3.2. Survivance linguistique et référentielle

Certains exemples de survivances nous ont amené à envisager la possibilité que des traits lexicaux subsistent en français régional en raison de la survivance des réalités auxquelles ils réfèrent, tandis qu’elles ont été abandonnées dans l’usage commun (extra-linguistique et linguistique). On a là souvent affaire au maintien régional, et surtout rural, de coutumes ou d’objets devenus des archaïsmes de civilisation. C’est le cas par ex. du réveillon [71], la tradition des veillées ne subsistant plus que sporadiquement dans les campagnes ; de même, là où l’on utilise encore un petit chariot sur roues, on peut continuer à l’appeler un camion [24] ; on peut désigner le plafond comme étant le plancher [30] si l’endroit où l’on marche n’est pas composé de planches. Dans ces cas, des référents traditionnels persistent avec leur désignation ancienne, car l’usage commun, les ayant abandonnés, ne fournit pas de forme linguistique pour les remplacer.
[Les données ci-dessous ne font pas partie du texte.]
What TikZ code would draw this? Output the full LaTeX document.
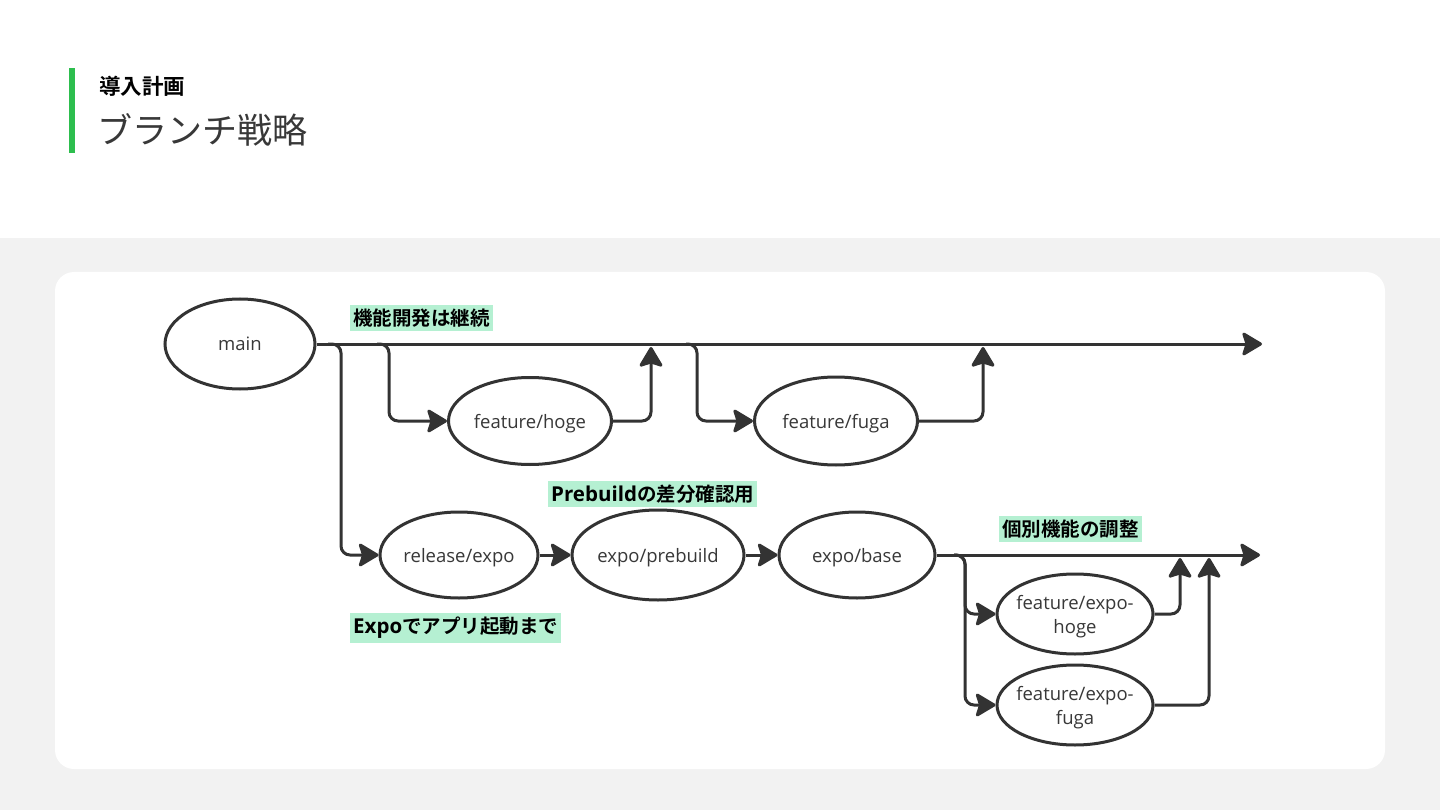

Le maintien de la numérotation décimale dans le français de l’Est, appuyée par le substrat et par le statut officiel de septante et nonante en Belgique et en Suisse, a également été favorisé par la persistance de l’utilisation des formes décimales dans l’usage administratif (en Suisse) et scolaire, pour des raisons pédagogiques, bien après les dates fournies par les dictionnaires généraux pour l’abandon de cet emploi en arithmétique (“certains instituteurs, pour faciliter l’apprentissage du calcul, utilisent les formes anciennes ; cette étrange méthode est même recommandée par les Instructions Officielles de 1945”, Grammaire du français contemporain, Larousse, 1964, §402, cité dans Grévisse 1986 §573. Elle a notamment été employée dans la Loire jusqu’à la seconde guerre).